When things start getting especially ugly, it can be helpful to step in and suggest that everyone takes a moment to think before regrouping. This can mean just being silent for a moment or even physically separating families until tensions lessen.

Sometimes, in the heat of the moment, people say things they don’t mean and anger can cloud judgment. Taking a moment to relax can help de-escalate these situations.

Offer advice on compromise

As a funeral director, you likely know better than your family what is available in terms of services or products. If your family is disagreeing on something and you think you might have a compromise that would work, don’t be afraid to suggest it.
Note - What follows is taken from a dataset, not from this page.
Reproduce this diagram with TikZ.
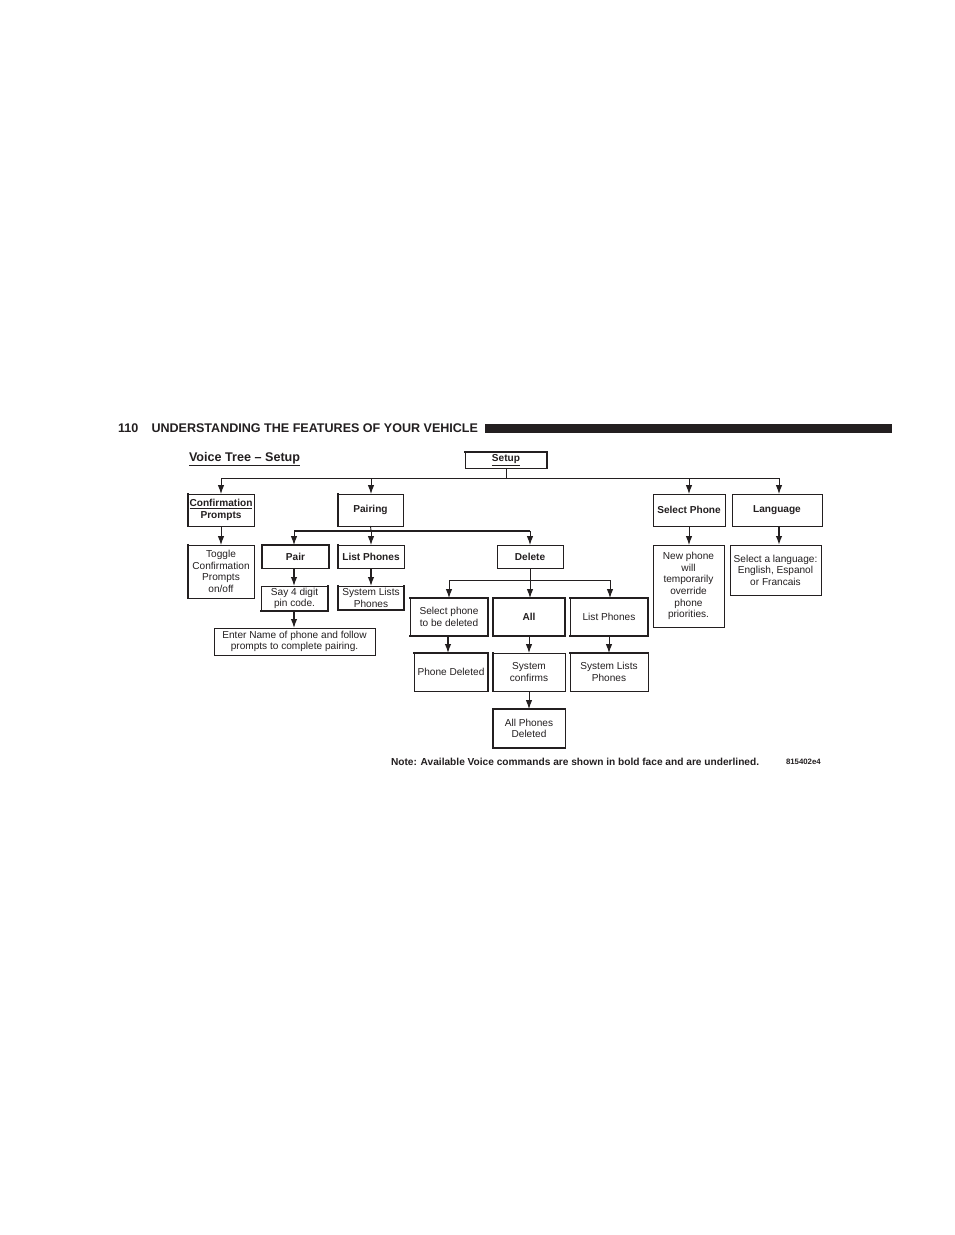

Just be sure to suggest with caution, as you don’t want to come across as trying to upsell or make decisions for them. Ask the family if they would like to hear your suggestion, and if they do, tell them what you suggest as well as what the pros AND cons are, for all parties involved, if they use your suggestion.

Find opportunities for cooperation

No matter what the conflict is about, there is bound to be at least a few points where cooperation is possible. Listen to the concerns that all parties have and find those points, so that you can use them to come to an agreement.

Don’t take it personally

Most funeral directors have been yelled at during some point in their careers. What’ important to realize is that, more often than not, it’s not something we did or said.

Anger is an emotion that often comes out to mask sadness. As humans, we don’t want to appear vulnerable; instead, we lash out and get defensive or angry to cover up our sadness. In situations like the loss of a loved one, sadness is common and, often, so is anger.

Now, that doesn’t mean the funeral director is never wrong — we all make mistakes. But when a family member you are serving lashes out at you and you’re not sure why, it usually has nothing to do with you, so don’t take it personally.

Sometimes, you can’t help them find a solution

There is always the possibility that, despite your best efforts, families won’t be able to find an amicable compromise. In that case, family members who share the primary right to control the funeral can seek a court order to be put in sole control of it.

If it comes to that, you might want to suggest it to avoid a stalemate situation. But it is best to suggest this option to each family member individually to avoid more conflict. Though this isn’t an ideal solution, and it would mean a delay in funeral services, it does take some of the burden off the funeral director in terms of finding a solution.